As a work of cinema, it paints a vivid picture of an era, now passing from memory, when women were completely, rigorously excluded from power.
It also offers an intelligent rendering of the struggles to achieve legal equality for women...

As a cultural artifact in the deification of RBG, however, you might say that it—like some of the court decisions it calls into question—sets a dubious precedent.
In the broader sweep of American history, this is an inopportune moment to present a current Supreme Court justice as a political hero.
Last month, after Trump dismissed a ruling against his migrant policy as the action of an “Obama judge,” Chief Justice Roberts took the unusual step of responding directly.
He declared in a statement that “We do not have Obama judges or Trump judges, Bush judges or Clinton judges.
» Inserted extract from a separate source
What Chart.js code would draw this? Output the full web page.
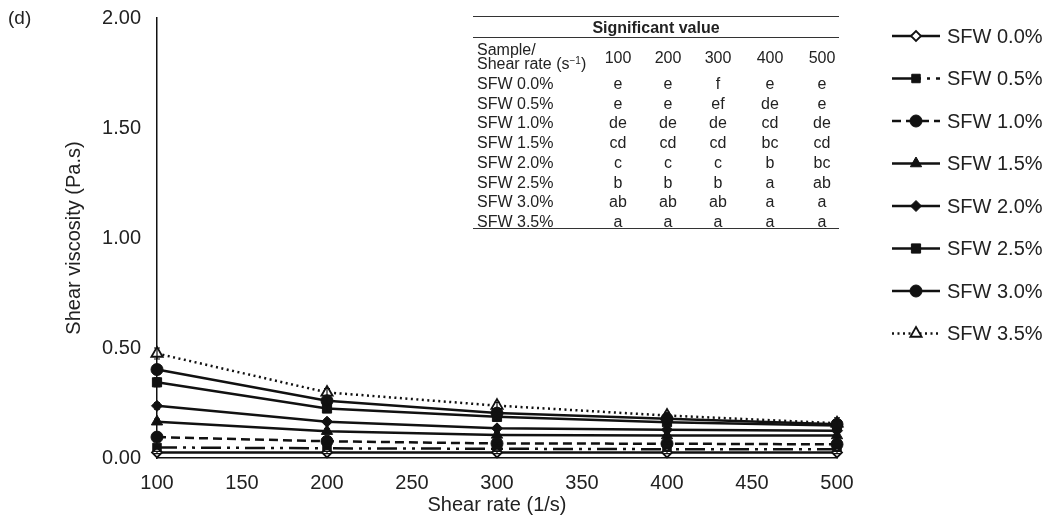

What we have is an extraordinary group of dedicated judges doing their level best to do equal right to those appearing before them.”
Trump shot back on Twitter: “Sorry, Chief Justice Roberts, but you do indeed have ‘Obama judges,’ and they have a much different point of view than the people who are charged with the safety of our country.”
By the standard of civic disagreements in the Trump era, this was a high-minded exchange, and a revealing one.
Another element to the politicization of the courts, though. That’s the visceral sense of approval and validation that judges get when they please their fans.
Until recently, Justice Ginsburg wasn’t particularly noted for her influential dissents, any more than, say, fellow Justices Elena Kagan or Stephen Breyer.
But in the larger Ginsburg mythology, she’s a symbol of everything that’s foul and corrupt in Trump-era Washington; her history as a fighter, her constancy, her aged wisdom all combine to make her a kind of priestess for a younger generation.
There’s a further irony to the emergence of RBG as a political icon: She would never have succeeded in rooting out some of the double standards in American law had she not argued before some fair-minded, apolitical judges.
In “On the Basis of Sex,” the male professors, law-firm partners and Justice Department attorneys are all irredeemably sexist and connive to preserve their privileges; the male federal judges, however, are not and do not.
Though they’re lower-court judges, they’re portrayed by character actors resembling Earl Warren and William Brennan and other Republican appointees who were attuned to social change.